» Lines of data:
************
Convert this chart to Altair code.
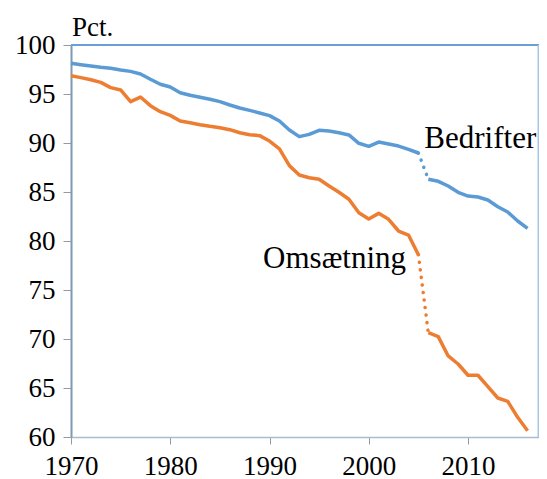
import altair as alt
import pandas as pd

years = list(range(1970, 2017))
bedrifter = [98.13, 97.99, 97.86, 97.72, 97.62, 97.45, 97.31, 97.04, 96.5, 95.99,
             95.71, 95.13, 94.87, 94.66, 94.46, 94.22, 93.88, 93.57, 93.33, 93.06,
             92.79, 92.24, 91.33, 90.65, 90.88, 91.3, 91.22, 91.05, 90.82, 89.97,
             89.66, 90.1, 89.9, 89.69, 89.35, 88.98, 86.3, 86.09, 85.61, 84.97,
             84.59, 84.49, 84.18, 83.5, 82.96, 82.04, 81.29]
omsaetning = [96.87, 96.67, 96.46, 96.19, 95.65, 95.41, 94.22, 94.69, 93.81, 93.2,
              92.82, 92.24, 92.07, 91.87, 91.7, 91.56, 91.36, 91.05, 90.85, 90.75,
              90.2, 89.39, 87.69, 86.73, 86.46, 86.3, 85.61, 84.97, 84.26, 82.89,
              82.24, 82.82, 82.21, 81.02, 80.61, 78.6, 70.64, 70.24, 68.27, 67.45,
              66.3, 66.3, 65.14, 63.98, 63.64, 62.01, 60.64]
series_names = ["Bedrifter", "Omsætning"]
series_colors = ["#5B9BD5", "#ED7D31"]
break_years = [2005, 2006]

label_text = ["Bedrifter", "Omsætning"]
label_x = [2005.6, 1989.35]
label_y = [89.5, 77.25]

y_ticks = [60, 65, 70, 75, 80, 85, 90, 95, 100]
x_ticks = [1970, 1980, 1990, 2000, 2010]

rows = []
for name, vals in zip(series_names, [bedrifter, omsaetning]):
    for yr, v in zip(years, vals):
        seg = "pre" if yr <= break_years[0] else "post"
        rows.append({"year": yr, "value": v, "series": name, "seg": seg})
        if yr in break_years:
            rows.append({"year": yr, "value": v, "series": name, "seg": "gap"})
df = pd.DataFrame(rows)
labels = pd.DataFrame({"text": label_text, "x": label_x, "y": label_y})

FONT = "Times New Roman, Liberation Serif, DejaVu Serif, serif"
W, H = 468, 392

x_enc = alt.X("year:Q", scale=alt.Scale(domain=[1970, 2017.15], nice=False, zero=False),
              axis=alt.Axis(values=x_ticks, format="d", title=None, grid=False,
                            tickSize=7, tickColor="#999999", domainColor="#A9BCD0",
                            domainWidth=1.5, labelFontSize=27, labelFont=FONT,
                            labelColor="black", labelPadding=30,
                            labelBaseline="alphabetic", labelFlush=False))
y_enc = alt.Y("value:Q", scale=alt.Scale(domain=[60, 100], nice=False, zero=False),
              axis=alt.Axis(values=y_ticks, title=None, grid=False,
                            tickSize=8, tickColor="#999999", domainColor="#7F99B6",
                            domainWidth=2, labelFontSize=27, labelFont=FONT,
                            labelColor="black", labelPadding=8))
color_enc = alt.Color("series:N", scale=alt.Scale(domain=series_names, range=series_colors),
                      legend=None)

one = alt.Chart(labels).transform_filter(alt.datum.text == "Bedrifter")
top_border = one.mark_rule(color="#6A9FD6", strokeWidth=2).encode(
    x=alt.value(0), x2=alt.value(W), y=alt.value(0))
right_border = one.mark_rule(color="#A8C6E8", strokeWidth=1.5).encode(
    x=alt.value(W - 0.75), y=alt.value(0), y2=alt.value(H))

base = alt.Chart(df)
solid = base.transform_filter(alt.datum.seg != "gap").mark_line(
    strokeWidth=3.5, strokeJoin="round").encode(
    x=x_enc, y=y_enc, color=color_enc, detail="seg:N")
dotted = base.transform_filter(alt.datum.seg == "gap").mark_line(
    strokeWidth=3.5, strokeDash=[0.1, 7.5], strokeCap="round").encode(
    x="year:Q", y="value:Q", color=color_enc, detail="series:N")

text = alt.Chart(labels).mark_text(font=FONT, fontSize=31, align="left",
                                   baseline="alphabetic", color="black").encode(
    x="x:Q", y="y:Q", text="text:N")
pct = one.mark_text(
    font=FONT, fontSize=27, align="left", baseline="alphabetic", color="black").encode(
    x=alt.value(1), y=alt.value(-9), text=alt.value("Pct."))

chart = alt.layer(solid, dotted, top_border, right_border, text, pct).properties(
    width=W, height=H,
    background="white",
    autosize=alt.AutoSizeParams(type="none"),
    padding={"left": 63, "top": 37, "right": 0, "bottom": 42},
).configure_view(stroke=None)

chart.save("out.html", embed_options={"renderer": "svg", "actions": False})
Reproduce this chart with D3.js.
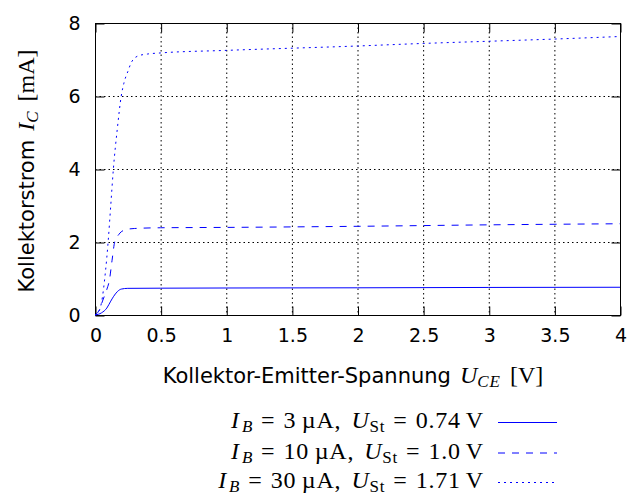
<!DOCTYPE html>
<html>
<head>
<meta charset="utf-8">
<script src="https://cdn.jsdelivr.net/npm/d3@7"></script>
<style>
  body { margin: 0; background: #fff; }
  .tick text { font-family: "DejaVu Sans", sans-serif; font-size: 19px; fill: #000; }
</style>
</head>
<body>
<div id="chart"></div>
<script>
// Kennlinien: [U_CE in V, I_C in mA]
var curve3uA = [[0,0],[0.05,0.06],[0.09,0.19],[0.12,0.38],[0.14,0.5],[0.17,0.64],[0.2,0.71],[0.25,0.73],[0.5,0.735],[1,0.74],[2,0.745],[3,0.755],[4,0.76]];
var curve10uA = [[0,0],[0.03,0.12],[0.06,0.41],[0.09,0.7],[0.11,0.96],[0.13,1.5],[0.15,2.0],[0.18,2.2],[0.2,2.28],[0.25,2.35],[0.3,2.37],[0.5,2.39],[1,2.4],[2,2.43],[3,2.47],[4,2.5]];
var curve30uA = [[0,0],[0.03,0.1],[0.05,0.35],[0.08,1.2],[0.1,2.0],[0.12,3.0],[0.14,4.0],[0.17,5.1],[0.2,6.0],[0.22,6.35],[0.25,6.67],[0.28,6.94],[0.33,7.1],[0.4,7.15],[0.5,7.18],[1,7.25],[2,7.37],[2.5,7.44],[3,7.5],[3.5,7.56],[4,7.63]];

var xTicks = [0, 0.5, 1, 1.5, 2, 2.5, 3, 3.5, 4];
var yTicks = [0, 2, 4, 6, 8];

var legendIB = ["3", "10", "30"];
var legendUSt = ["0.74", "1.0", "1.71"];

var width = 636;
var height = 495;
var pLeft = 95, pRight = 620, pTop = 23, pBottom = 315;
var tickLen = 9;
var blue = "#0000ff";
var dashes = [null, "7,7", "2,4"];
var serif = "Liberation Serif, serif";

var svg = d3.select("#chart").append("svg")
  .attr("width", width)
  .attr("height", height);

/* Scale */
var xScale = d3.scaleLinear().domain([0, 4]).range([pLeft, pRight]);
var yScale = d3.scaleLinear().domain([0, 8]).range([pBottom, pTop]);

/* Grid */
var grid = svg.append("g").attr("class", "grid")
  .attr("stroke", "#000")
  .attr("stroke-width", 1)
  .attr("stroke-dasharray", "1.5,3");

grid.selectAll(".gx")
  .data(xTicks.slice(1, -1)).enter()
  .append("line")
  .attr("x1", d => xScale(d) + 0.5).attr("x2", d => xScale(d) + 0.5)
  .attr("y1", pTop).attr("y2", pBottom);

grid.selectAll(".gy")
  .data(yTicks.slice(1, -1)).enter()
  .append("line")
  .attr("y1", d => yScale(d) + 0.5).attr("y2", d => yScale(d) + 0.5)
  .attr("x1", pLeft).attr("x2", pRight);

/* Axes, Ticks nach innen */
var fmt = d => String(d);

svg.append("g")
  .attr("transform", `translate(0.5, ${pBottom + 0.5})`)
  .call(d3.axisBottom(xScale).tickValues(xTicks).tickFormat(fmt).tickSize(-tickLen).tickPadding(13))
  .call(g => g.select(".domain").remove());

svg.append("g")
  .attr("transform", `translate(0.5, ${pTop + 0.5})`)
  .call(d3.axisTop(xScale).tickValues(xTicks).tickFormat("").tickSize(-tickLen))
  .call(g => g.select(".domain").remove());

svg.append("g")
  .attr("transform", `translate(${pLeft + 0.5}, 0.5)`)
  .call(d3.axisLeft(yScale).tickValues(yTicks).tickFormat(fmt).tickSize(-tickLen).tickPadding(15))
  .call(g => g.select(".domain").remove());

svg.append("g")
  .attr("transform", `translate(${pRight + 0.5}, 0.5)`)
  .call(d3.axisRight(yScale).tickValues(yTicks).tickFormat("").tickSize(-tickLen))
  .call(g => g.select(".domain").remove());

/* Rahmen */
svg.append("rect")
  .attr("x", pLeft + 0.5).attr("y", pTop + 0.5)
  .attr("width", pRight - pLeft).attr("height", pBottom - pTop)
  .attr("fill", "none").attr("stroke", "#000").attr("stroke-width", 1);

/* Kurven */
var line = d3.line()
  .x(d => xScale(d[0]))
  .y(d => yScale(d[1]))
  .curve(d3.curveMonotoneX);

var curves = [curve3uA, curve10uA, curve30uA];

svg.append("g").attr("class", "lines")
  .selectAll("path")
  .data(curves).enter()
  .append("path")
  .attr("d", d => line(d))
  .attr("fill", "none")
  .attr("stroke", blue)
  .attr("stroke-width", 1)
  .attr("stroke-dasharray", (d, i) => dashes[i]);

/* Achsentitel */
function mathLabel(t, sym, sub, unit) {
  t.append("tspan").attr("font-family", serif).attr("font-style", "italic").attr("font-size", 24).attr("dx", 9).text(sym);
  t.append("tspan").attr("font-family", serif).attr("font-style", "italic").attr("font-size", 17).attr("dy", 4).attr("letter-spacing", 1).text(sub);
  t.append("tspan").attr("font-family", serif).attr("font-size", 24).attr("dy", -4).attr("dx", 9).text("[" + unit + "]");
}

var xt = svg.append("text")
  .attr("x", 353).attr("y", 383)
  .attr("text-anchor", "middle")
  .attr("font-size", 21)
  .attr("font-family", "DejaVu Sans, sans-serif");
xt.append("tspan").text("Kollektor-Emitter-Spannung");
mathLabel(xt, "U", "CE", "V");

var yt = svg.append("text")
  .attr("transform", "translate(34, 171) rotate(-90)")
  .attr("text-anchor", "middle")
  .attr("font-size", 21)
  .attr("font-family", "DejaVu Sans, sans-serif");
yt.append("tspan").text("Kollektorstrom");
mathLabel(yt, "I", "C", "mA");

/* Legende */
var legendY = [428, 458.5, 488];
var eqGap = 8;
var legend = svg.selectAll(".legend")
  .data(legendIB).enter()
  .append("g")
  .attr("class", "legend");

legend.each(function(d, i) {
  var g = d3.select(this);
  var t = g.append("text")
    .attr("x", 484).attr("y", legendY[i])
    .attr("text-anchor", "end")
    .attr("font-family", serif)
    .attr("font-size", 24)
    .attr("letter-spacing", 0.8);
  t.append("tspan").attr("font-style", "italic").text("I");
  t.append("tspan").attr("font-style", "italic").attr("font-size", 17).attr("dy", 4).attr("dx", 2).text("B");
  t.append("tspan").attr("dy", -4).attr("dx", eqGap).text("=");
  t.append("tspan").attr("dx", eqGap).text(legendIB[i] + "\u2009\u00b5A,");
  t.append("tspan").attr("font-style", "italic").attr("dx", 10).text("U");
  t.append("tspan").attr("font-size", 17).attr("dy", 4).text("St");
  t.append("tspan").attr("dy", -4).attr("dx", eqGap).text("=");
  t.append("tspan").attr("dx", eqGap).text(legendUSt[i]);
  t.append("tspan").attr("dx", 5).text("V");

  g.append("line")
    .attr("x1", 498).attr("x2", 557)
    .attr("y1", legendY[i] - 5.5).attr("y2", legendY[i] - 5.5)
    .attr("stroke", blue)
    .attr("stroke-width", 1)
    .attr("stroke-dasharray", dashes[i]);
});
</script>
</body>
</html>
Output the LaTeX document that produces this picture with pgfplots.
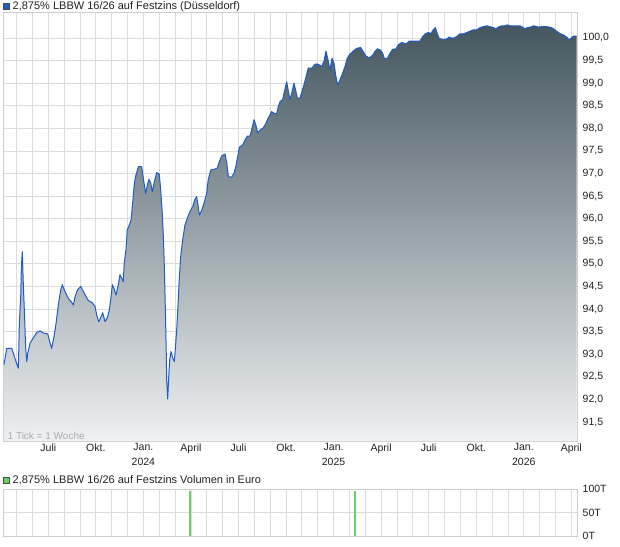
************
» DO THIS:
Output exactly the span of lines from the top of the listing through the line holding "import pandas as pd", and leave every picture out.

» OUTPUT OF THE EXERCISE:
Convert this chart to Altair code.
import altair as alt
import pandas as pd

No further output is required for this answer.